The fundamental reason for the presence of peatlands is a positive balance between plant production and decomposition of organic matter. Organic matter accumulates in these systems because prolonged waterlogged conditions result in soil anoxia (i.e. exclusion of oxygen), and under these conditions decomposition rates can be lower than those of primary production, as seen in Figure 8.1. Climate therefore plays an important role in peat accumulation, both directly by affecting plant productivity and decomposition of organic matter, and indirectly through its effects on hydrology, water balance and vegetation composition (for a summary, refer to Yu, Beilman and Jones (2009)). Climate provides broad-scale controls on peatland extent, types and vegetation, and ultimately, ecosystem services such as carbon sequestration and storage, as well as water and hazard regulation (Chapters 4 and 5). Peatlands can therefore play a vital role in ecosystem-based adaptation in helping society mitigate and adapt to climate change.

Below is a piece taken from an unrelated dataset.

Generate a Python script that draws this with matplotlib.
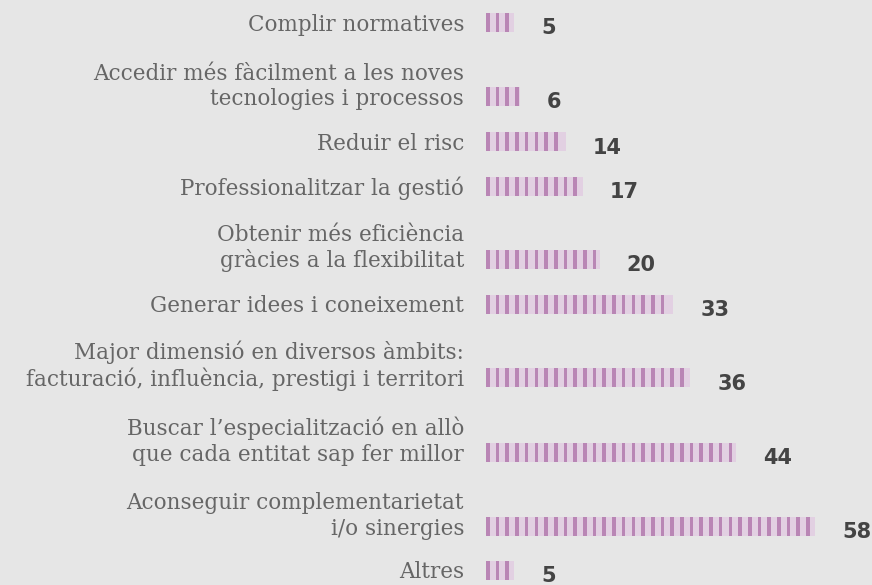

Future climate change is likely to alter the hydrology and soil temperature of peatlands, with far-reaching consequences for their biodiversity, ecology and biogeochemistry, and interactions with the Earth system. For example, the possibility of drier conditions allowing peat erosion and increases in CO2 emissions that would result in a positive feedback to climate change (Turetsky 2010). Peatlands that have been damaged by human activity are more vulnerable to climate-induced changes in hydrology and temperature, but suitable management strategies may make them more resilient to changes and help to stabilise the delivery of ecosystem services (Chapter 1).

This chapter describes the interactions between climate and peatlands in three sections. The first section explains how present climate influences peatlands, by documenting how climate limits peatland geographical extent globally, and how bioclimatic envelope models can predict peatland extent. We indicate how each type of peatland is linked to a specific climate range, and introduce the concept of how climate controls peatland ecosystem function and services. The second section looks into the past. It describes how peat preserves a record of past climates and environmental conditions that can be deciphered to reveal the history of peatland vegetation, hydrology and carbon accumulation changes in relation to past changes in climate. We highlight lessons that can be learned from the palaeo-record preserved in peat.